Wednesday, January 11, 2012

No. 876 – What I Am


Performer: Edie Brickell & New Bohemians
Songwriters: Edie Brickell, Kenny Withrow
Original Release: Shooting Rubberbands at the Stars
Year: 1988
Definitive Version: None

Have you ever been your sister’s wingman? I have twice, both times inadvertently, and both times involved a 21st birthday.

The first time was my sister’s birthday in 1989. She had left college the previous summer to take a year off before enrolling at Columbia College in Chicago. She had decided she wanted to get into the production side of movies.

Anyway, while in the midst of deciding her next move, she came up to visit me in January for her birthday and to see the city. Unfortunately, I lived in the suburbs, but we made it into the city to knock around a bit. For her birthday, we went to Jukebox Saturday Night, which she wanted to check out after I told that it was a total oldies bar.

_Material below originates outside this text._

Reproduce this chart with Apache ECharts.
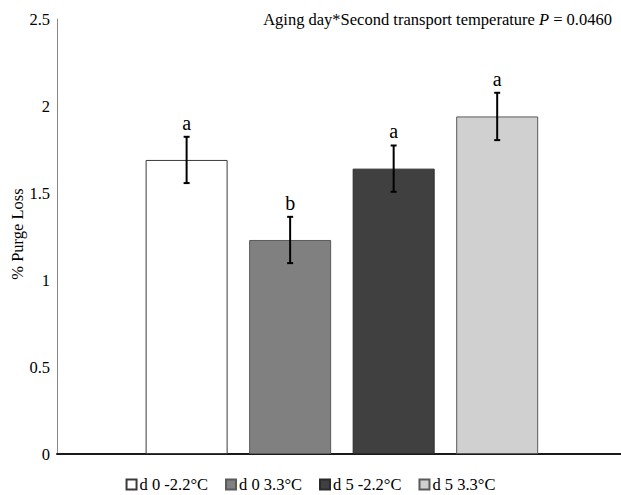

I actually hadn’t been since I left the YMCA more than a year before, but it was still the same—and Cindy was still there holding court. At one point, I went to the bathroom, and when I came back a couple of dudes were at our table. It turns out one of the guys had been checking out Jin and seemed to notice that although we were together, we weren’t really together, you know? And Jin, naturally agreeable to this surprise development said, nah, he’s just my brother.

So the next thing I know, they’re out on the dance floor, and I’m sitting talking with the guy’s wingman. To this day, I couldn’t tell you what we talked about (probably the Bears or Bulls or whatever dudes talk about when thrown together uncomfortably), but we sat there awhile before Jin and the guy came back. They were moving along, and we had to be on our way as well. Jin got his number, but nothing more came of it, except that she definitely decided that Chicago was a cool place to be.

Anyway, earlier in the visit, we got pizza at Lou Malnati’s, and this song was on the radio, and I recall that Jin thought it was the bee’s knees. I didn’t like it; it was too hip for my tastes. But, like many songs, I got into it years later, and it never fails to make me think about that weekend—the first where I went out with my sister as young adults.